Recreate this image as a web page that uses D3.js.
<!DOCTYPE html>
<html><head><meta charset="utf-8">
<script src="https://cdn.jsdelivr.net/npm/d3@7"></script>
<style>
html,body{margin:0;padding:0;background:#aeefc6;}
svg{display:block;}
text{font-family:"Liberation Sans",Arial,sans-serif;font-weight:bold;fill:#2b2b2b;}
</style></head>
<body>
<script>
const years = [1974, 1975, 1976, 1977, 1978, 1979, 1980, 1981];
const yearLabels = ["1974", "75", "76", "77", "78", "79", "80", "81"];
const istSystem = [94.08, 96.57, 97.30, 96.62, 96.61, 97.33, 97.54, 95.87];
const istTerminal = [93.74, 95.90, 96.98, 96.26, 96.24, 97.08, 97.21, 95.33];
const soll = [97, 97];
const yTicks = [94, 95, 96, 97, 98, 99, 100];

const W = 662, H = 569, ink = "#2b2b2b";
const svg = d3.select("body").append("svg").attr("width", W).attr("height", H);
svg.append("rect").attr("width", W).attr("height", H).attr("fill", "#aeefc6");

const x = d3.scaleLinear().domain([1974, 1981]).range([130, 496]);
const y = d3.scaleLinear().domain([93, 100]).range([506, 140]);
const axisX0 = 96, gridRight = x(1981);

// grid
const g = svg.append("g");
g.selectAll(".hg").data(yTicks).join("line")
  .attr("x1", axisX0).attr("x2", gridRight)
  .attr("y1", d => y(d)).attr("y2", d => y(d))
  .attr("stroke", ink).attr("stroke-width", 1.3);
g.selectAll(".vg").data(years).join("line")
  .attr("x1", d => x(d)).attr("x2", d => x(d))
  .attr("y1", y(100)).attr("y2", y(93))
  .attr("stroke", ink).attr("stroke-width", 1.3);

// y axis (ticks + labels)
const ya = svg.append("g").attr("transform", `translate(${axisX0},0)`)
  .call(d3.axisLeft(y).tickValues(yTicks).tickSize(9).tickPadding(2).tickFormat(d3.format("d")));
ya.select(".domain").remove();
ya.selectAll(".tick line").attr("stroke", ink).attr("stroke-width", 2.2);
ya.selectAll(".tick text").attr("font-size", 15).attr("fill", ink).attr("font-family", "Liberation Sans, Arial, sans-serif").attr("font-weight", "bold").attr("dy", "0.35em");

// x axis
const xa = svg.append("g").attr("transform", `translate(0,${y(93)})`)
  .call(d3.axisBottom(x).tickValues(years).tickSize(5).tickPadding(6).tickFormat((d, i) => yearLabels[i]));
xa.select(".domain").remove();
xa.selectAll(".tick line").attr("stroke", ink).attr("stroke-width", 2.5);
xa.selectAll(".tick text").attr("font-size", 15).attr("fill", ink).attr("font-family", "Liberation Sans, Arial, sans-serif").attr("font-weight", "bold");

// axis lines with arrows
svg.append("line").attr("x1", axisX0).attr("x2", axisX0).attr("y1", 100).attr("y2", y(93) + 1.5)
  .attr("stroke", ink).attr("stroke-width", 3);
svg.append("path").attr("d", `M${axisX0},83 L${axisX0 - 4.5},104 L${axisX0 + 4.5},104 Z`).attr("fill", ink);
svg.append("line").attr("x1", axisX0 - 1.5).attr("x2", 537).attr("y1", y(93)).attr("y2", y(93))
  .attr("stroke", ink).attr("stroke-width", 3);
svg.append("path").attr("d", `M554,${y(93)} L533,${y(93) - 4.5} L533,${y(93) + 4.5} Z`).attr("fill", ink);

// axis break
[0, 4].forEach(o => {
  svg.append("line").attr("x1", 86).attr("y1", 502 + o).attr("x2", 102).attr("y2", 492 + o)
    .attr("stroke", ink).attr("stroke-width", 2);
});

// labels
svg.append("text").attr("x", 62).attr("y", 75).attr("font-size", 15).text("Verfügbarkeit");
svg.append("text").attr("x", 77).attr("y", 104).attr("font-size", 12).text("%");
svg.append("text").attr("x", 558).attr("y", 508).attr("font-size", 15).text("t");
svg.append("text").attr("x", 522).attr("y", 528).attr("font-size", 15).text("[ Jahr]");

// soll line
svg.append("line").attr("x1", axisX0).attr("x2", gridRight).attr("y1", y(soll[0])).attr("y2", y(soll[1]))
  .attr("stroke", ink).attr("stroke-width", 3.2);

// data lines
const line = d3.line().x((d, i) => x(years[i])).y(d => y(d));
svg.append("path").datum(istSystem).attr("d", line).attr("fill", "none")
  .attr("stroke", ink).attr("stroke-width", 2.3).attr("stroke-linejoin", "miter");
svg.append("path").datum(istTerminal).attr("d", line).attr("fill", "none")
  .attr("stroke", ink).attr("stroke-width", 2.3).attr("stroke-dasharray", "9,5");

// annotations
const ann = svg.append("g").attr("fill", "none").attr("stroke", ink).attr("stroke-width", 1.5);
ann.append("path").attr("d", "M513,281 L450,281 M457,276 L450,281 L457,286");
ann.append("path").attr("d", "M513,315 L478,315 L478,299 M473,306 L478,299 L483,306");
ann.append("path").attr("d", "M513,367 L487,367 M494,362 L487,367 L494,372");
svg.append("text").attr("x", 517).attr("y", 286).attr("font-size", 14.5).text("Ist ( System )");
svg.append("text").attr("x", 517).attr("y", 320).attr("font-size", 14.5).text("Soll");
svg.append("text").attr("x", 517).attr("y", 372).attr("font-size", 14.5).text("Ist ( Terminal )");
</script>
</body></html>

▸ EXERCISE DETAILS
Recopy all the lines exactly as they appear.

▸ WORKED SOLUTION
Recreate this image as a web page that uses D3.js.
<!DOCTYPE html>
<html><head><meta charset="utf-8">
<script src="https://cdn.jsdelivr.net/npm/d3@7"></script>
<style>
html,body{margin:0;padding:0;background:#aeefc6;}
svg{display:block;}
text{font-family:"Liberation Sans",Arial,sans-serif;font-weight:bold;fill:#2b2b2b;}
</style></head>
<body>
<script>
const years = [1974, 1975, 1976, 1977, 1978, 1979, 1980, 1981];
const yearLabels = ["1974", "75", "76", "77", "78", "79", "80", "81"];
const istSystem = [94.08, 96.57, 97.30, 96.62, 96.61, 97.33, 97.54, 95.87];
const istTerminal = [93.74, 95.90, 96.98, 96.26, 96.24, 97.08, 97.21, 95.33];
const soll = [97, 97];
const yTicks = [94, 95, 96, 97, 98, 99, 100];

const W = 662, H = 569, ink = "#2b2b2b";
const svg = d3.select("body").append("svg").attr("width", W).attr("height", H);
svg.append("rect").attr("width", W).attr("height", H).attr("fill", "#aeefc6");

const x = d3.scaleLinear().domain([1974, 1981]).range([130, 496]);
const y = d3.scaleLinear().domain([93, 100]).range([506, 140]);
const axisX0 = 96, gridRight = x(1981);

// grid
const g = svg.append("g");
g.selectAll(".hg").data(yTicks).join("line")
  .attr("x1", axisX0).attr("x2", gridRight)
  .attr("y1", d => y(d)).attr("y2", d => y(d))
  .attr("stroke", ink).attr("stroke-width", 1.3);
g.selectAll(".vg").data(years).join("line")
  .attr("x1", d => x(d)).attr("x2", d => x(d))
  .attr("y1", y(100)).attr("y2", y(93))
  .attr("stroke", ink).attr("stroke-width", 1.3);

// y axis (ticks + labels)
const ya = svg.append("g").attr("transform", `translate(${axisX0},0)`)
  .call(d3.axisLeft(y).tickValues(yTicks).tickSize(9).tickPadding(2).tickFormat(d3.format("d")));
ya.select(".domain").remove();
ya.selectAll(".tick line").attr("stroke", ink).attr("stroke-width", 2.2);
ya.selectAll(".tick text").attr("font-size", 15).attr("fill", ink).attr("font-family", "Liberation Sans, Arial, sans-serif").attr("font-weight", "bold").attr("dy", "0.35em");

// x axis
const xa = svg.append("g").attr("transform", `translate(0,${y(93)})`)
  .call(d3.axisBottom(x).tickValues(years).tickSize(5).tickPadding(6).tickFormat((d, i) => yearLabels[i]));
xa.select(".domain").remove();
xa.selectAll(".tick line").attr("stroke", ink).attr("stroke-width", 2.5);
xa.selectAll(".tick text").attr("font-size", 15).attr("fill", ink).attr("font-family", "Liberation Sans, Arial, sans-serif").attr("font-weight", "bold");

// axis lines with arrows
svg.append("line").attr("x1", axisX0).attr("x2", axisX0).attr("y1", 100).attr("y2", y(93) + 1.5)
  .attr("stroke", ink).attr("stroke-width", 3);
svg.append("path").attr("d", `M${axisX0},83 L${axisX0 - 4.5},104 L${axisX0 + 4.5},104 Z`).attr("fill", ink);
svg.append("line").attr("x1", axisX0 - 1.5).attr("x2", 537).attr("y1", y(93)).attr("y2", y(93))
  .attr("stroke", ink).attr("stroke-width", 3);
svg.append("path").attr("d", `M554,${y(93)} L533,${y(93) - 4.5} L533,${y(93) + 4.5} Z`).attr("fill", ink);

// axis break
[0, 4].forEach(o => {
  svg.append("line").attr("x1", 86).attr("y1", 502 + o).attr("x2", 102).attr("y2", 492 + o)
    .attr("stroke", ink).attr("stroke-width", 2);
});

// labels
svg.append("text").attr("x", 62).attr("y", 75).attr("font-size", 15).text("Verfügbarkeit");
svg.append("text").attr("x", 77).attr("y", 104).attr("font-size", 12).text("%");
svg.append("text").attr("x", 558).attr("y", 508).attr("font-size", 15).text("t");
svg.append("text").attr("x", 522).attr("y", 528).attr("font-size", 15).text("[ Jahr]");

// soll line
svg.append("line").attr("x1", axisX0).attr("x2", gridRight).attr("y1", y(soll[0])).attr("y2", y(soll[1]))
  .attr("stroke", ink).attr("stroke-width", 3.2);

// data lines
const line = d3.line().x((d, i) => x(years[i])).y(d => y(d));
svg.append("path").datum(istSystem).attr("d", line).attr("fill", "none")
  .attr("stroke", ink).attr("stroke-width", 2.3).attr("stroke-linejoin", "miter");
svg.append("path").datum(istTerminal).attr("d", line).attr("fill", "none")
  .attr("stroke", ink).attr("stroke-width", 2.3).attr("stroke-dasharray", "9,5");

// annotations
const ann = svg.append("g").attr("fill", "none").attr("stroke", ink).attr("stroke-width", 1.5);
ann.append("path").attr("d", "M513,281 L450,281 M457,276 L450,281 L457,286");
ann.append("path").attr("d", "M513,315 L478,315 L478,299 M473,306 L478,299 L483,306");
ann.append("path").attr("d", "M513,367 L487,367 M494,362 L487,367 L494,372");
svg.append("text").attr("x", 517).attr("y", 286).attr("font-size", 14.5).text("Ist ( System )");
svg.append("text").attr("x", 517).attr("y", 320).attr("font-size", 14.5).text("Soll");
svg.append("text").attr("x", 517).attr("y", 372).attr("font-size", 14.5).text("Ist ( Terminal )");
</script>
</body></html>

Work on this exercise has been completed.